Extract every line from the records below that contains the word "this".

## Begin EXCERPTED RECORDS

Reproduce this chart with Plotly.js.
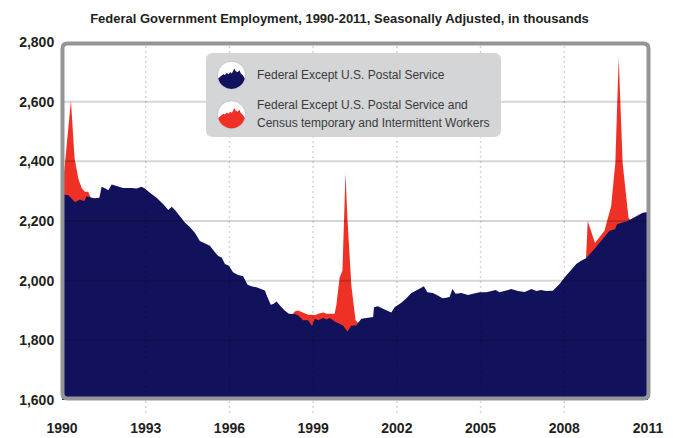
<!DOCTYPE html>
<html>
<head>
<meta charset="utf-8">
<script src="https://cdn.plot.ly/plotly-3.0.1.min.js"></script>
<style>
  html, body { margin: 0; padding: 0; background: #ffffff; }
  #chart { width: 673px; height: 438px; }
</style>
</head>
<body>
<div id="chart"></div>
<script>
// ---- Data, values in thousands ----
const exPostalYears = [1990.00,1990.23,1990.47,1990.64,1990.79,1990.88,1991.00,1991.15,1991.34,1991.42,1991.54,1991.66,1991.78,1991.96,1992.19,1992.50,1992.67,1992.85,1992.97,1993.15,1993.39,1993.63,1993.81,1993.93,1994.05,1994.22,1994.40,1994.58,1994.76,1994.94,1995.12,1995.30,1995.48,1995.60,1995.72,1995.84,1995.98,1996.13,1996.31,1996.49,1996.65,1996.79,1996.97,1997.15,1997.27,1997.36,1997.48,1997.57,1997.69,1997.81,1997.98,1998.13,1998.28,1998.34,1998.46,1998.64,1998.82,1998.96,1999.06,1999.18,1999.36,1999.48,1999.60,1999.77,1999.95,2000.07,2000.23,2000.37,2000.55,2000.61,2000.73,2000.97,2001.15,2001.18,2001.32,2001.56,2001.80,2001.92,2002.16,2002.34,2002.52,2002.76,2002.97,2003.09,2003.29,2003.47,2003.63,2003.77,2003.89,2003.99,2004.11,2004.31,2004.55,2004.73,2004.97,2005.21,2005.39,2005.54,2005.68,2005.86,2006.10,2006.34,2006.58,2006.82,2007.00,2007.17,2007.35,2007.59,2007.71,2007.83,2008.01,2008.22,2008.43,2008.60,2008.78,2009.08,2009.44,2009.62,2009.82,2009.89,2010.27,2010.58,2010.81,2011.00];
const exPostalValues = [2290,2286,2263,2272,2266,2283,2280,2276,2278,2315,2310,2303,2322,2317,2311,2311,2309,2315,2309,2295,2278,2256,2237,2248,2237,2217,2195,2180,2161,2133,2126,2117,2095,2083,2078,2056,2050,2028,2019,2015,1986,1981,1978,1970,1967,1945,1919,1922,1930,1917,1900,1889,1889,1888,1884,1867,1867,1848,1872,1867,1875,1870,1875,1863,1856,1850,1830,1850,1850,1859,1872,1875,1878,1911,1914,1903,1893,1911,1926,1941,1959,1970,1981,1961,1959,1950,1941,1943,1945,1972,1956,1959,1952,1956,1961,1961,1965,1969,1961,1965,1972,1965,1962,1972,1965,1969,1965,1966,1978,1989,2011,2035,2056,2067,2075,2106,2145,2167,2172,2189,2200,2217,2228,2230];

// Series including Census temporary and intermittent workers (only where it differs; null = break)
const censusYears  = [1990.00,1990.32,1990.45,1990.59,1990.71,1990.82,1990.94,1991.03,null,
                      1998.28,1998.34,1998.46,1998.64,1998.82,1998.96,1999.06,1999.18,1999.36,1999.48,1999.60,1999.77,1999.83,1999.95,2000.05,2000.16,2000.23,2000.37,2000.52,2000.61,null,
                      2008.78,2008.84,2009.10,2009.44,2009.68,2009.83,2009.95,2010.09,2010.30,2010.40];
const censusValues = [2290,2603,2410,2340,2310,2298,2298,2278,null,
                      1889,1897,1900,1893,1886,1886,1884,1889,1893,1889,1890,1889,1917,2011,2033,2361,2206,1983,1867,1858,null,
                      2075,2200,2126,2167,2250,2395,2748,2395,2211,2200];

const yearTicks = [1990,1993,1996,1999,2002,2005,2008,2011];
const yearLabels = ['1990','1993','1996','1999','2002','2005','2008','2011'];
const valueTicks = [1600,1800,2000,2200,2400,2600,2800];
const valueLabels = ['1,600','1,800','2,000','2,200','2,400','2,600','2,800'];

const seriesNames = ['Federal Except U.S. Postal Service',
                     'Federal Except U.S. Postal Service and',
                     'Census temporary and Intermittent Workers'];

// ---- Styling / geometry ----
const NAVY = '#12125c';
const RED = '#ee3124';
const W = 673, H = 438;
const PL = 62, PR = 648, PT = 42, PB = 400;   // plot area in pixels
const FONT = '"Liberation Sans", Arial, sans-serif';

function P(x, y) { return [(x - PL) / (PR - PL), (PB - y) / (PB - PT)]; }
function pt(x, y) { const p = P(x, y); return p[0].toFixed(5) + ',' + p[1].toFixed(5); }
function roundRect(x0, y0, x1, y1, r) {
  return 'M' + pt(x0 + r, y0) + ' L' + pt(x1 - r, y0) + ' Q' + pt(x1, y0) + ' ' + pt(x1, y0 + r) +
         ' L' + pt(x1, y1 - r) + ' Q' + pt(x1, y1) + ' ' + pt(x1 - r, y1) +
         ' L' + pt(x0 + r, y1) + ' Q' + pt(x0, y1) + ' ' + pt(x0, y1 - r) +
         ' L' + pt(x0, y0 + r) + ' Q' + pt(x0, y0) + ' ' + pt(x0 + r, y0) + ' Z';
}
function circlePath(cx, cy, r) {
  let s = '';
  for (let i = 0; i <= 48; i++) {
    const a = i / 48 * Math.PI * 2;
    s += (i === 0 ? 'M' : ' L') + pt(cx + r * Math.cos(a), cy + r * Math.sin(a));
  }
  return s + ' Z';
}
// mountain silhouette icon (relative pixel offsets, y down)
const ridge = [[-13.3,3.3],[-10.7,1],[-8,-1],[-6.5,-0.3],[-4.7,-2.3],[-2.7,-1],[-1.3,-3.3],[0.3,-1.7],[2,-5],[3,-6.7],[4,-4.3],[6,-3],[8,-5],[9.3,-1.7],[11.3,0],[13.3,3.3]];
function silhouettePath(cx, cy, r) {
  let s = '';
  ridge.forEach((d, i) => { s += (i === 0 ? 'M' : ' L') + pt(cx + d[0], cy + d[1]); });
  const a0 = Math.atan2(3.3, 13.3), a1 = Math.PI - a0;
  for (let i = 1; i < 24; i++) {
    const a = a0 + (a1 - a0) * i / 24;
    s += ' L' + pt(cx + r * Math.cos(a), cy + r * Math.sin(a));
  }
  return s + ' Z';
}

// ---- Traces ----
const traces = [];
let segX = [], segY = [];
const segs = [];
censusYears.forEach((x, i) => {
  if (x === null) { if (segX.length) segs.push([segX, segY]); segX = []; segY = []; }
  else { segX.push(x); segY.push(censusValues[i]); }
});
if (segX.length) segs.push([segX, segY]);
segs.forEach(s => traces.push({
  x: s[0], y: s[1], type: 'scatter', mode: 'lines', fill: 'tozeroy',
  fillcolor: RED, line: { width: 0, color: RED }, hoverinfo: 'skip', showlegend: false,
  name: seriesNames[1] + ' ' + seriesNames[2]
}));
traces.push({
  x: exPostalYears, y: exPostalValues, type: 'scatter', mode: 'lines', fill: 'tozeroy',
  fillcolor: NAVY, line: { width: 0, color: NAVY }, hoverinfo: 'skip', showlegend: false,
  name: seriesNames[0]
});

// ---- Shapes ----
const shapes = [];
valueTicks.slice(1, -1).forEach(v => shapes.push({
  type: 'line', layer: 'above', xref: 'paper', x0: 0, x1: 1, yref: 'y', y0: v, y1: v,
  line: { color: 'rgba(0,0,0,0.16)', width: 2 }
}));
yearTicks.slice(1, -1).forEach(v => shapes.push({
  type: 'line', layer: 'above', xref: 'x', x0: v, x1: v, yref: 'paper',
  y0: P(0, 413)[1], y1: 1,
  line: { color: 'rgba(0,0,0,0.17)', width: 1.5, dash: '2px,3px' }
}));
// frame
shapes.push({ type: 'path', layer: 'above', xref: 'paper', yref: 'paper',
  path: roundRect(62.5, 43.5, 648.5, 398.5, 5), fillcolor: 'rgba(0,0,0,0)',
  line: { color: '#939598', width: 4 } });
// legend box
shapes.push({ type: 'path', layer: 'above', xref: 'paper', yref: 'paper',
  path: roundRect(206, 53, 501, 137, 7), fillcolor: '#d4d5d7', line: { width: 0 } });
const icons = [[231.5, 75.3, NAVY], [231.5, 114.8, RED]];
icons.forEach(ic => {
  shapes.push({ type: 'path', layer: 'above', xref: 'paper', yref: 'paper',
    path: circlePath(ic[0], ic[1], 14), fillcolor: '#ffffff', line: { color: '#c4c5c8', width: 1 } });
  shapes.push({ type: 'path', layer: 'above', xref: 'paper', yref: 'paper',
    path: silhouettePath(ic[0], ic[1], 13.6), fillcolor: ic[2], line: { width: 0 } });
});

// ---- Annotations (legend text) ----
const annotations = [
  { text: seriesNames[0], x: P(255, 0)[0], y: P(0, 75)[1] },
  { text: seriesNames[1], x: P(255, 0)[0], y: P(0, 105)[1] },
  { text: seriesNames[2], x: P(255, 0)[0], y: P(0, 123)[1] }
].map(a => Object.assign(a, {
  xref: 'paper', yref: 'paper', xanchor: 'left', yanchor: 'middle', showarrow: false,
  font: { family: FONT, size: 12, color: '#3a3a3a' }
}));

const layout = {
  width: W, height: H,
  margin: { l: PL, r: W - PR, t: PT, b: H - PB, pad: 0 },
  paper_bgcolor: '#ffffff', plot_bgcolor: '#ffffff',
  showlegend: false,
  title: {
    text: 'Federal Government Employment, 1990-2011, Seasonally Adjusted, in thousands',
    font: { family: FONT, size: 13, color: '#231f20', weight: 'bold' },
    x: 339.5 / W, xref: 'container', xanchor: 'center',
    y: 1 - 18 / H, yref: 'container', yanchor: 'middle'
  },
  xaxis: {
    range: [1990, 2011], tickvals: yearTicks, ticktext: yearLabels,
    showgrid: false, zeroline: false, showline: false,
    ticks: 'outside', ticklen: 15, tickcolor: 'rgba(0,0,0,0)',
    tickfont: { family: FONT, size: 14, color: '#231f20', weight: 'bold' },
    fixedrange: true
  },
  yaxis: {
    range: [1600, 2800], tickvals: valueTicks, ticktext: valueLabels,
    showgrid: false, zeroline: false, showline: false,
    ticks: 'outside', ticklen: 4, tickcolor: 'rgba(0,0,0,0)',
    tickfont: { family: FONT, size: 14, color: '#231f20', weight: 'bold' },
    fixedrange: true
  },
  shapes: shapes,
  annotations: annotations
};

Plotly.newPlot('chart', traces, layout, { displayModeBar: false, staticPlot: true });
</script>
</body>
</html>
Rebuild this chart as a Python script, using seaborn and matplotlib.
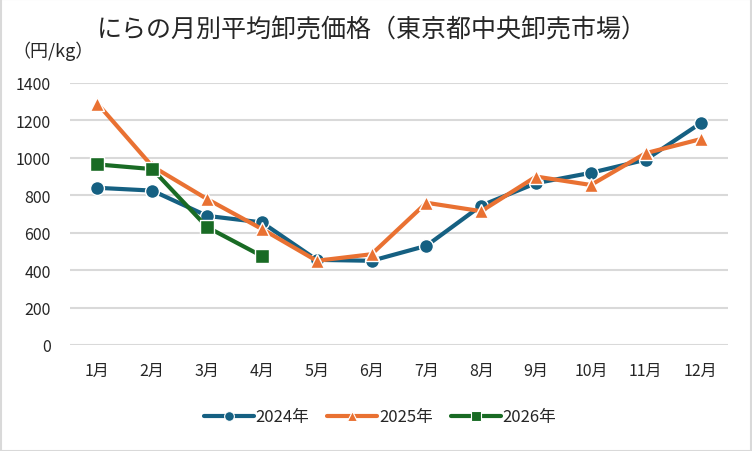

## End EXCERPTED RECORDS

- TASK RESPONSE
Reproduce this chart with Plotly.js.
Rebuild this chart as a Python script, using seaborn and matplotlib.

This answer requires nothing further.